The opening question in his first press conference came from a reporter who asked a confused Maradona whether he knew about the Camorra and its “influence
on football” and was immediately ejected by livid club owner Corrado Ferlaino.
 
“I never asked for anything from the Camorra, they gave me the security of knowing that nothing was going to happen to my two children,” Maradona
insisted in a 2017 interview to Italian TV station Canale 5
 
Murals dedicated to Maradona adorn the walls of apartment buildings in central Naples. Photo: AFP
 
However his access to drugs and women came thanks to the infamous Giuliano clan, who immediately befriended Maradona, furnished his burgeoning cocaine
habit and went to great lengths to make sure they were photographed partying with the world's most famous footballer.
 
Maradona himself admitted that every week he would binge from Sunday night until Wednesday, beginning an intense detox programme each Thursday that would get him ready for the following weekend's match.
 
It took Napoli two years to provide Maradona with teammates capable of challenging for honours, and when the title came in 1987 it caused such wild
celebrations that stories of a summer-long party became as famous as the triumph itself.
 
In reality the city came to a standstill for around a week.

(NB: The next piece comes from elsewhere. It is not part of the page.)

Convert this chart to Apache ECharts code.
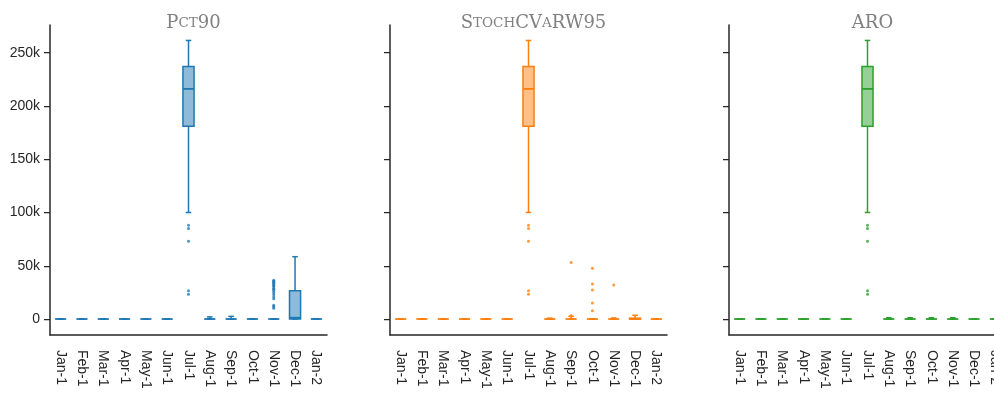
<!DOCTYPE html>
<html>
<head>
<meta charset="utf-8">
<script src="https://cdn.jsdelivr.net/npm/echarts@6/dist/echarts.min.js"></script>
<style>html,body{margin:0;padding:0;background:#fff;overflow:hidden;width:994px;height:395px}#c{width:1012px;height:395px}</style>
</head>
<body>
<div id="c"></div>
<script>
const categories = ['Jan-1','Feb-1','Mar-1','Apr-1','May-1','Jun-1','Jul-1','Aug-1','Sep-1','Oct-1','Nov-1','Dec-1','Jan-2'];
const yTicks = [0, 50000, 100000, 150000, 200000, 250000];

// box stats per category: [min, q1, median, q3, max]
const pct90Boxes = [
  [0,0,0,0,0],[0,0,0,0,0],[0,0,0,0,0],[0,0,0,0,0],[0,0,0,0,0],[0,0,0,0,0],
  [100000,181000,216000,237000,261500],
  [0,0,0,0,2000],[0,0,0,0,2500],[0,0,0,0,0],[0,0,0,0,0],
  [0,0,1200,26600,58500],[0,0,0,0,0]
];
const pct90Outliers = [
  ['Jul-1',88000],['Jul-1',85000],['Jul-1',73000],['Jul-1',26600],['Jul-1',23200],
  ['Nov-1',36500],['Nov-1',35500],['Nov-1',34500],['Nov-1',33500],['Nov-1',32500],['Nov-1',31500],
  ['Nov-1',30500],['Nov-1',29000],['Nov-1',28000],['Nov-1',26500],['Nov-1',25000],['Nov-1',23000],
  ['Nov-1',21000],['Nov-1',19000],['Nov-1',13000],['Nov-1',11500],['Nov-1',10000]
];

const stochBoxes = [
  [0,0,0,0,0],[0,0,0,0,0],[0,0,0,0,0],[0,0,0,0,0],[0,0,0,0,0],[0,0,0,0,0],
  [100000,181000,216000,237000,261500],
  [0,0,0,0,800],[0,0,0,0,2500],[0,0,0,0,0],[0,0,0,0,1000],
  [0,0,0,800,3500],[0,0,0,0,0]
];
const stochOutliers = [
  ['Jul-1',88000],['Jul-1',85000],['Jul-1',73000],['Jul-1',26600],['Jul-1',23200],
  ['Sep-1',53000],['Sep-1',3200],
  ['Oct-1',47600],['Oct-1',32900],['Oct-1',27300],['Oct-1',15000],['Oct-1',7800],
  ['Nov-1',32000]
];

const aroBoxes = [
  [0,0,0,0,0],[0,0,0,0,0],[0,0,0,0,0],[0,0,0,0,0],[0,0,0,0,0],[0,0,0,0,0],
  [100000,181000,216000,237000,261500],
  [0,0,0,0,1200],[0,0,0,0,1200],[0,0,0,0,1200],[0,0,0,0,1200],
  [0,0,0,0,0],[0,0,0,0,0]
];
const aroOutliers = [
  ['Jul-1',88000],['Jul-1',85000],['Jul-1',73000],['Jul-1',26600],['Jul-1',23200]
];

const panels = [
  {boxes: pct90Boxes, outliers: pct90Outliers, color: '#1f77b4', fill: '#8fbbd9',
   title: '{b|P}{s|CT}{b|90}'},
  {boxes: stochBoxes, outliers: stochOutliers, color: '#ff7f0e', fill: '#ffbf87',
   title: '{b|S}{s|TOCH}{b|CV}{s|A}{b|RW95}'},
  {boxes: aroBoxes, outliers: aroOutliers, color: '#2ca02c', fill: '#96d096',
   title: '{b|ARO}'}
];
const lefts = [50, 390, 729];
const axisColor = '#262626';

const chart = echarts.init(document.getElementById('c'));
const option = {
  animation: false,
  backgroundColor: '#fff',
  title: panels.map((p, i) => ({
    text: p.title,
    left: lefts[i] + 138.5,
    top: 9,
    textAlign: 'center',
    textStyle: {
      fontWeight: 'normal',
      rich: {
        b: {fontFamily: 'DejaVu Serif', fontSize: 18, fontWeight: 'normal', color: '#808080'},
        s: {fontFamily: 'DejaVu Serif', fontSize: 13.5, fontWeight: 'normal', color: '#808080'}
      }
    }
  })),
  grid: lefts.map(l => ({left: l, top: 25, width: 277, height: 310})),
  xAxis: lefts.map((l, i) => ({
    type: 'category', gridIndex: i, data: categories, boundaryGap: true,
    axisLine: {onZero: false, lineStyle: {color: axisColor, width: 1.5}},
    axisTick: {alignWithLabel: true, length: 6, lineStyle: {color: axisColor, width: 1.25}},
    axisLabel: {rotate: -90, interval: 0, margin: 15, color: axisColor, fontSize: 14, fontFamily: 'Liberation Sans'},
    splitLine: {show: false}
  })),
  yAxis: lefts.map((l, i) => ({
    type: 'value', gridIndex: i, min: -15000, max: 276000,
    axisLine: {show: true, lineStyle: {color: axisColor, width: 1.5}},
    axisTick: {show: true, length: 6, customValues: yTicks, lineStyle: {color: axisColor, width: 1.25}},
    axisLabel: {show: i === 0, customValues: yTicks, margin: 10, color: axisColor, fontSize: 14, fontFamily: 'Liberation Sans',
      formatter: v => v === 0 ? '0' : (v / 1000) + 'k'},
    splitLine: {show: false}
  })),
  series: []
};

panels.forEach((p, i) => {
  option.series.push({
    type: 'custom', xAxisIndex: i, yAxisIndex: i,
    data: p.boxes.map((b, k) => [k].concat(b)),
    renderItem: function (params, api) {
      const x = api.value(0);
      const band = api.size([1, 0])[0];
      const hw = band * 0.26;
      const cw = hw * 0.5;
      const pMin = api.coord([x, api.value(1)]);
      const pQ1 = api.coord([x, api.value(2)]);
      const pMed = api.coord([x, api.value(3)]);
      const pQ3 = api.coord([x, api.value(4)]);
      const pMax = api.coord([x, api.value(5)]);
      const cx = pMin[0];
      const ls = {stroke: p.color, lineWidth: 1.5};
      const children = [];
      if (Math.abs(pQ1[1] - pMin[1]) > 0.3) children.push({type: 'line', shape: {x1: cx, y1: pMin[1], x2: cx, y2: pQ1[1]}, style: ls});
      if (Math.abs(pQ3[1] - pMax[1]) > 0.3) children.push({type: 'line', shape: {x1: cx, y1: pQ3[1], x2: cx, y2: pMax[1]}, style: ls});
      children.push({type: 'line', shape: {x1: cx - cw, y1: pMin[1], x2: cx + cw, y2: pMin[1]}, style: ls});
      children.push({type: 'line', shape: {x1: cx - cw, y1: pMax[1], x2: cx + cw, y2: pMax[1]}, style: ls});
      if (Math.abs(pQ1[1] - pQ3[1]) > 0.3) {
        children.push({type: 'rect', shape: {x: cx - hw, y: pQ3[1], width: 2 * hw, height: pQ1[1] - pQ3[1]},
          style: {fill: p.fill, stroke: p.color, lineWidth: 1.5}});
      }
      children.push({type: 'line', shape: {x1: cx - hw, y1: pMed[1], x2: cx + hw, y2: pMed[1]}, style: {stroke: p.color, lineWidth: 1.8}});
      return {type: 'group', children: children};
    }
  });
  option.series.push({
    type: 'scatter', xAxisIndex: i, yAxisIndex: i,
    data: p.outliers, symbol: 'circle', symbolSize: 3,
    itemStyle: {color: p.color}
  });
});

chart.setOption(option);
</script>
</body>
</html>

To this day Neapolitans name their sons after a football god they've only seen play on old VHS players and YouTube.
 
Naples mayor Luigi de Magistris with Diego Maradona in 2017. Photo: AFP
 
Another title arrived three years later before it all began to fall apart, not long after he and the Argentine national team enraged Italy by dumping the
'Azzurri' out of the 1990 World Cup in the semi-finals – in Naples of all places.
 
His problems had begun some time before. He had tired of the suffocating attention Naples afforded him and in 1989 had signed terms with Marseille, only for Ferlaino to put a stop to the transfer at the last minute.
 
 “After a four-hour meeting, Ferlaino said that if we won the UEFA Cup I could leave, but we won it, and he blocked the move anyway,” Maradona said in
2009.
 
However after the 1990 World Cup he had become a hate figure in Italy and his support network slowly melted away. In February 1991 police announced he
had been caught on wiretaps asking for cocaine and prostitutes from a mob figure. A trumped-up drugs trafficking charge soon followed.
 
The failed drugs test that finished him off came after a match with Bari two months later, and an unprecedented worldwide ban from the game until June
1992 left him back to Buenos Aires, never to reach the same heights again in his career.
 
But he remained an icon in southern Italy, and received a hero's welcome on subsequent visits to the city of Naples.
 
In 2017, he was made an honorary citizen by the city's mayor, Luigi de Magistris.